───── INPUT

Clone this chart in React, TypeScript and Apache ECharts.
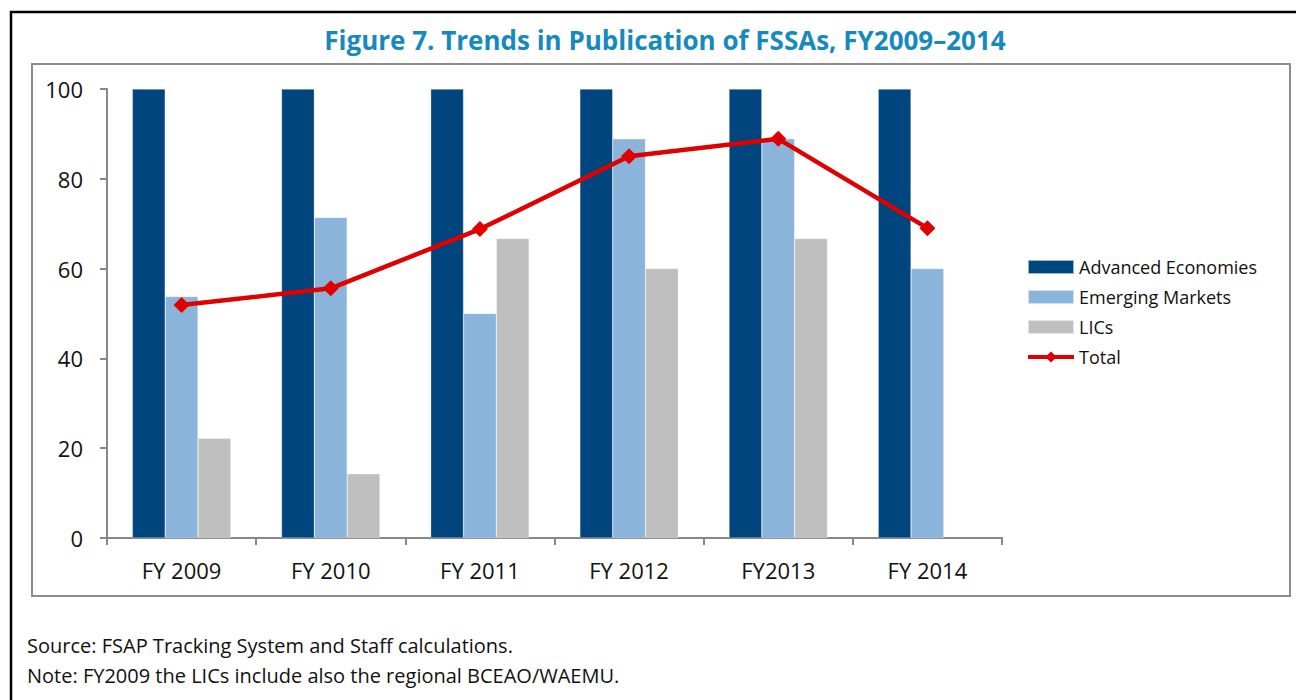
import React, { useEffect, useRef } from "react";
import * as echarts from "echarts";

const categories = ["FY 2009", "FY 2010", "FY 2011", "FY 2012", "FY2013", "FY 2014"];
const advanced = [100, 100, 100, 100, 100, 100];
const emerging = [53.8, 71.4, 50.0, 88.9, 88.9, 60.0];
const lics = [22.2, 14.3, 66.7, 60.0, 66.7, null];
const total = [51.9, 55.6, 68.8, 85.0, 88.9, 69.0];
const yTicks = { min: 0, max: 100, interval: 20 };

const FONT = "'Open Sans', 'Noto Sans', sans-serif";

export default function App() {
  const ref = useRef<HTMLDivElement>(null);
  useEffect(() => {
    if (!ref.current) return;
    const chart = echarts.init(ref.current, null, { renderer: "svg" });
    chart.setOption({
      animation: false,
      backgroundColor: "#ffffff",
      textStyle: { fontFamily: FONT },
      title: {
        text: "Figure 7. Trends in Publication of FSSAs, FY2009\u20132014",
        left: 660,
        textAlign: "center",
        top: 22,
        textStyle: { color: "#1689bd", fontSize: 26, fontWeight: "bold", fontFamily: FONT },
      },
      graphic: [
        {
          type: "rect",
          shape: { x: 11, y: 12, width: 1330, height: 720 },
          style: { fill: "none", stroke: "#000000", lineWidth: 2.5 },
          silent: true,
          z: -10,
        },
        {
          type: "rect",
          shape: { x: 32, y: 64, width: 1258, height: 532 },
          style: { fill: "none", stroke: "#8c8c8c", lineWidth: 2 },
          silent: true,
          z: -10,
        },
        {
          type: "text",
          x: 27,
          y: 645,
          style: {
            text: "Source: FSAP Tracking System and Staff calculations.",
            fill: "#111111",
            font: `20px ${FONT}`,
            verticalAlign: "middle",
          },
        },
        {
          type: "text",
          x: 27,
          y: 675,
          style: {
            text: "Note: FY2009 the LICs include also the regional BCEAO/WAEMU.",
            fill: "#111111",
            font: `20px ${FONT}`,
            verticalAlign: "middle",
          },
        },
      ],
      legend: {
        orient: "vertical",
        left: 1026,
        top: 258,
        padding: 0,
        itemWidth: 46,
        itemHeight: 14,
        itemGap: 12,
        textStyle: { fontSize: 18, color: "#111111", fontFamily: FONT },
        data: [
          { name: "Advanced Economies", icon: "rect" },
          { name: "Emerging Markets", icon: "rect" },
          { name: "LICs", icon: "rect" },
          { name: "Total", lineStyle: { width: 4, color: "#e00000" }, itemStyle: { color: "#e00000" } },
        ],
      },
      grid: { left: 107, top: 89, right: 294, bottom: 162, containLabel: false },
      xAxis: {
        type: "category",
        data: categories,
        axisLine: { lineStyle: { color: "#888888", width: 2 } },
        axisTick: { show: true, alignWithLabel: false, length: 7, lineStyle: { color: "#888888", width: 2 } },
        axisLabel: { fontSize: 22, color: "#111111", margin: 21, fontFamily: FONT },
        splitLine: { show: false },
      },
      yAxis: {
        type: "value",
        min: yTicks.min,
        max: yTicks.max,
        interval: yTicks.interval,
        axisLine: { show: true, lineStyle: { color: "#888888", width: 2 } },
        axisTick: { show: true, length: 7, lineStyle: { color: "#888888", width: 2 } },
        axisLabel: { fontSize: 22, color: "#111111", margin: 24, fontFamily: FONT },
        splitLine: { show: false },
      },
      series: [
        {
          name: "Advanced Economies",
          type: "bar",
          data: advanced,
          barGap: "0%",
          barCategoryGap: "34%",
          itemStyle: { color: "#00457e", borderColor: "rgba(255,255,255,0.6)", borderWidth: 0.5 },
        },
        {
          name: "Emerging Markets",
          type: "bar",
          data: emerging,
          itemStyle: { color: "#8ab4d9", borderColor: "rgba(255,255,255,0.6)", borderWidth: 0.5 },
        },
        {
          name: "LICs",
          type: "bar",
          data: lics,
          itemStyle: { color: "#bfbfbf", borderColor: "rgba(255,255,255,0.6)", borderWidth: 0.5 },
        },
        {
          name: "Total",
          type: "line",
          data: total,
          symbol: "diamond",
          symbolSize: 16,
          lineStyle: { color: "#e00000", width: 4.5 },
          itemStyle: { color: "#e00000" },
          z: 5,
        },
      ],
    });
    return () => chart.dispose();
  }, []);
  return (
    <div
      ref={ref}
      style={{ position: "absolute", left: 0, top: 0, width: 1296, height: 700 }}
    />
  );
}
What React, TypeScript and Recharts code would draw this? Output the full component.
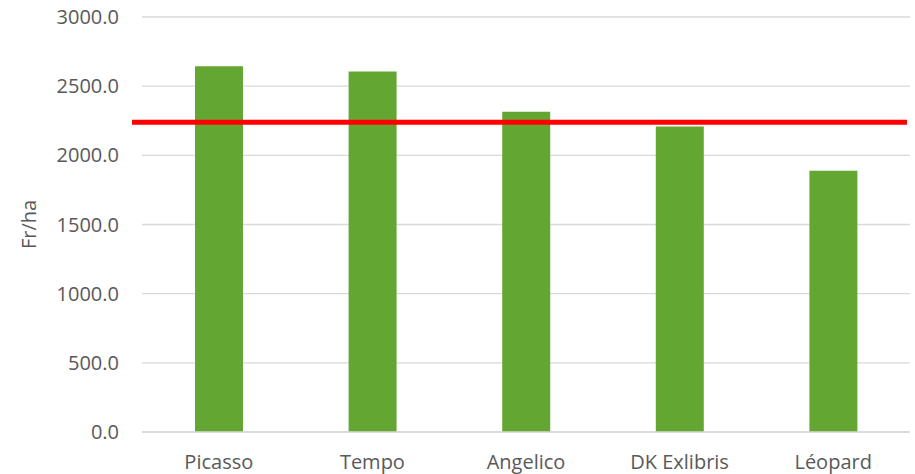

──────────

Reproduce the records above from their first line to the line bearing "import * as", both ends included, leaving every picture out.

Clone this chart in React, TypeScript and Apache ECharts.
import React, { useEffect, useRef } from "react";
import * as echarts from "echarts";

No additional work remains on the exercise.